REQUIRED WORK — Quote the listing below in its entirety, omitting every image.

DATA EXCERPT —
* BEGIN *

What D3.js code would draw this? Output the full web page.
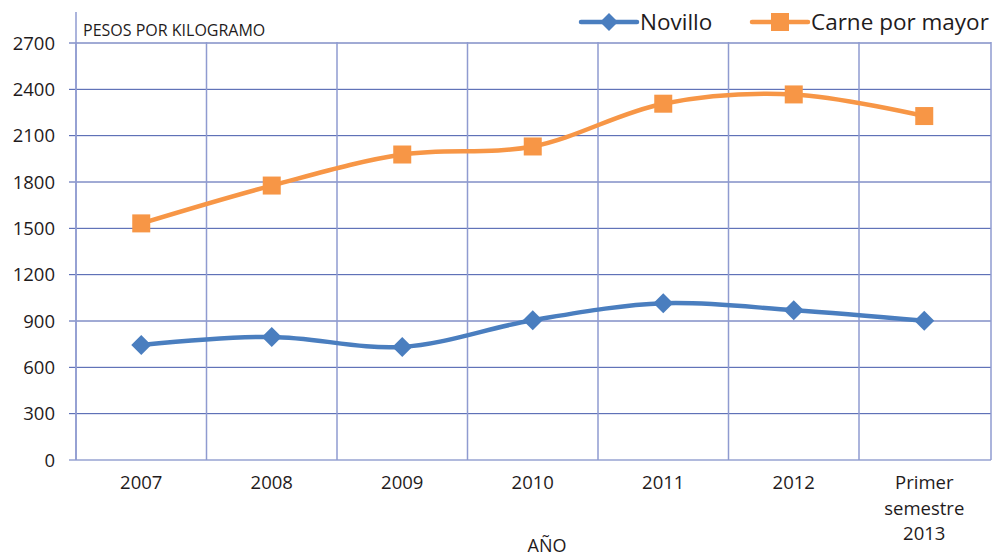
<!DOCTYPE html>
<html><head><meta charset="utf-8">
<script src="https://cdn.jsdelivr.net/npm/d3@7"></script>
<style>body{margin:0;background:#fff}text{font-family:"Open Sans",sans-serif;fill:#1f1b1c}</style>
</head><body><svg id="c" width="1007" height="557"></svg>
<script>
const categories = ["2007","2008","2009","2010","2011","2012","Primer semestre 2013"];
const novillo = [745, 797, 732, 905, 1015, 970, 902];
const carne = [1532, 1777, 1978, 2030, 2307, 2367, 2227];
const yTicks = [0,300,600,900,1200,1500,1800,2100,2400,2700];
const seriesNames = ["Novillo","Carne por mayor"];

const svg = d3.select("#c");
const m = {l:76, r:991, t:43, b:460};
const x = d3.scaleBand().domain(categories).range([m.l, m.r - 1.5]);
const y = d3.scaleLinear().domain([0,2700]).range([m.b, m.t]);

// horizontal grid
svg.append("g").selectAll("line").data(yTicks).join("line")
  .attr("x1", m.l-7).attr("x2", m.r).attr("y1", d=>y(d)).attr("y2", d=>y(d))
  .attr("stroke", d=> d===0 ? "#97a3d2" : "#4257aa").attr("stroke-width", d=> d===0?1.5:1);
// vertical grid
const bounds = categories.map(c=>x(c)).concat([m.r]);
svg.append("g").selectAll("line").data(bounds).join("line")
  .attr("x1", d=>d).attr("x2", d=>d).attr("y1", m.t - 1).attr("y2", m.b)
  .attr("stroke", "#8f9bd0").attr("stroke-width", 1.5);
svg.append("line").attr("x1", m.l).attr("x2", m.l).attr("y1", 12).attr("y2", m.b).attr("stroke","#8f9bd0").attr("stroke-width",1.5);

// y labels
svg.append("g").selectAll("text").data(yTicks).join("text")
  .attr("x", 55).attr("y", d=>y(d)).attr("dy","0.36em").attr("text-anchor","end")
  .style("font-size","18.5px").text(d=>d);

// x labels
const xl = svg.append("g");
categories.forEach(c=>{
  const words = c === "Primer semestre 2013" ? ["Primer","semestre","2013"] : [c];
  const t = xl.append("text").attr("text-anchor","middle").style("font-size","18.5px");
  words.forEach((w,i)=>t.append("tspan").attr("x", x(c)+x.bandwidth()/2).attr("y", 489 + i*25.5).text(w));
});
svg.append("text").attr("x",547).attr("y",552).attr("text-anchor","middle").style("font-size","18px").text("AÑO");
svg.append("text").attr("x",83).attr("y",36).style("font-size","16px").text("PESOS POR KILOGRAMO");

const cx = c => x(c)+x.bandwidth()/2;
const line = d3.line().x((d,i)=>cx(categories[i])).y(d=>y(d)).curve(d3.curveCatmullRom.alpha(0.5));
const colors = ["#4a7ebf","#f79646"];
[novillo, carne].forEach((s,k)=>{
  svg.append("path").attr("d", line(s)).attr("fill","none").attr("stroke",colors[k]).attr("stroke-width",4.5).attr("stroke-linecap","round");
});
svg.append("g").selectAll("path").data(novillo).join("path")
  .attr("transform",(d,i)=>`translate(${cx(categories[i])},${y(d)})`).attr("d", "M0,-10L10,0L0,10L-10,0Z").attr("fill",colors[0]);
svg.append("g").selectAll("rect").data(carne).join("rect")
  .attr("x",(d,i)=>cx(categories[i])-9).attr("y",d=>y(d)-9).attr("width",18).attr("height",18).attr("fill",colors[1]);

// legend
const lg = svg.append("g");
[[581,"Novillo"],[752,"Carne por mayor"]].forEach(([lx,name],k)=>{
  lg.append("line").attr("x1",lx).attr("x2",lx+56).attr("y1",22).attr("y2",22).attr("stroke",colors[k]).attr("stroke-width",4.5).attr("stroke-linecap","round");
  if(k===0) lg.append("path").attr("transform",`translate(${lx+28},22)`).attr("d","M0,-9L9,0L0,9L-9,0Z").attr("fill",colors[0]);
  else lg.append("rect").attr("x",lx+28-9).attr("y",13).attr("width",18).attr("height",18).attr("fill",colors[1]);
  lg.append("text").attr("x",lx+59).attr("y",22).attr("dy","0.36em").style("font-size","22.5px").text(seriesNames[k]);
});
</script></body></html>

* END *

SOLUTION —
What D3.js code would draw this? Output the full web page.
<!DOCTYPE html>
<html><head><meta charset="utf-8">
<script src="https://cdn.jsdelivr.net/npm/d3@7"></script>
<style>body{margin:0;background:#fff}text{font-family:"Open Sans",sans-serif;fill:#1f1b1c}</style>
</head><body><svg id="c" width="1007" height="557"></svg>
<script>
const categories = ["2007","2008","2009","2010","2011","2012","Primer semestre 2013"];
const novillo = [745, 797, 732, 905, 1015, 970, 902];
const carne = [1532, 1777, 1978, 2030, 2307, 2367, 2227];
const yTicks = [0,300,600,900,1200,1500,1800,2100,2400,2700];
const seriesNames = ["Novillo","Carne por mayor"];

const svg = d3.select("#c");
const m = {l:76, r:991, t:43, b:460};
const x = d3.scaleBand().domain(categories).range([m.l, m.r - 1.5]);
const y = d3.scaleLinear().domain([0,2700]).range([m.b, m.t]);

// horizontal grid
svg.append("g").selectAll("line").data(yTicks).join("line")
  .attr("x1", m.l-7).attr("x2", m.r).attr("y1", d=>y(d)).attr("y2", d=>y(d))
  .attr("stroke", d=> d===0 ? "#97a3d2" : "#4257aa").attr("stroke-width", d=> d===0?1.5:1);
// vertical grid
const bounds = categories.map(c=>x(c)).concat([m.r]);
svg.append("g").selectAll("line").data(bounds).join("line")
  .attr("x1", d=>d).attr("x2", d=>d).attr("y1", m.t - 1).attr("y2", m.b)
  .attr("stroke", "#8f9bd0").attr("stroke-width", 1.5);
svg.append("line").attr("x1", m.l).attr("x2", m.l).attr("y1", 12).attr("y2", m.b).attr("stroke","#8f9bd0").attr("stroke-width",1.5);

// y labels
svg.append("g").selectAll("text").data(yTicks).join("text")
  .attr("x", 55).attr("y", d=>y(d)).attr("dy","0.36em").attr("text-anchor","end")
  .style("font-size","18.5px").text(d=>d);

// x labels
const xl = svg.append("g");
categories.forEach(c=>{
  const words = c === "Primer semestre 2013" ? ["Primer","semestre","2013"] : [c];
  const t = xl.append("text").attr("text-anchor","middle").style("font-size","18.5px");
  words.forEach((w,i)=>t.append("tspan").attr("x", x(c)+x.bandwidth()/2).attr("y", 489 + i*25.5).text(w));
});
svg.append("text").attr("x",547).attr("y",552).attr("text-anchor","middle").style("font-size","18px").text("AÑO");
svg.append("text").attr("x",83).attr("y",36).style("font-size","16px").text("PESOS POR KILOGRAMO");

const cx = c => x(c)+x.bandwidth()/2;
const line = d3.line().x((d,i)=>cx(categories[i])).y(d=>y(d)).curve(d3.curveCatmullRom.alpha(0.5));
const colors = ["#4a7ebf","#f79646"];
[novillo, carne].forEach((s,k)=>{
  svg.append("path").attr("d", line(s)).attr("fill","none").attr("stroke",colors[k]).attr("stroke-width",4.5).attr("stroke-linecap","round");
});
svg.append("g").selectAll("path").data(novillo).join("path")
  .attr("transform",(d,i)=>`translate(${cx(categories[i])},${y(d)})`).attr("d", "M0,-10L10,0L0,10L-10,0Z").attr("fill",colors[0]);
svg.append("g").selectAll("rect").data(carne).join("rect")
  .attr("x",(d,i)=>cx(categories[i])-9).attr("y",d=>y(d)-9).attr("width",18).attr("height",18).attr("fill",colors[1]);

// legend
const lg = svg.append("g");
[[581,"Novillo"],[752,"Carne por mayor"]].forEach(([lx,name],k)=>{
  lg.append("line").attr("x1",lx).attr("x2",lx+56).attr("y1",22).attr("y2",22).attr("stroke",colors[k]).attr("stroke-width",4.5).attr("stroke-linecap","round");
  if(k===0) lg.append("path").attr("transform",`translate(${lx+28},22)`).attr("d","M0,-9L9,0L0,9L-9,0Z").attr("fill",colors[0]);
  else lg.append("rect").attr("x",lx+28-9).attr("y",13).attr("width",18).attr("height",18).attr("fill",colors[1]);
  lg.append("text").attr("x",lx+59).attr("y",22).attr("dy","0.36em").style("font-size","22.5px").text(seriesNames[k]);
});
</script></body></html>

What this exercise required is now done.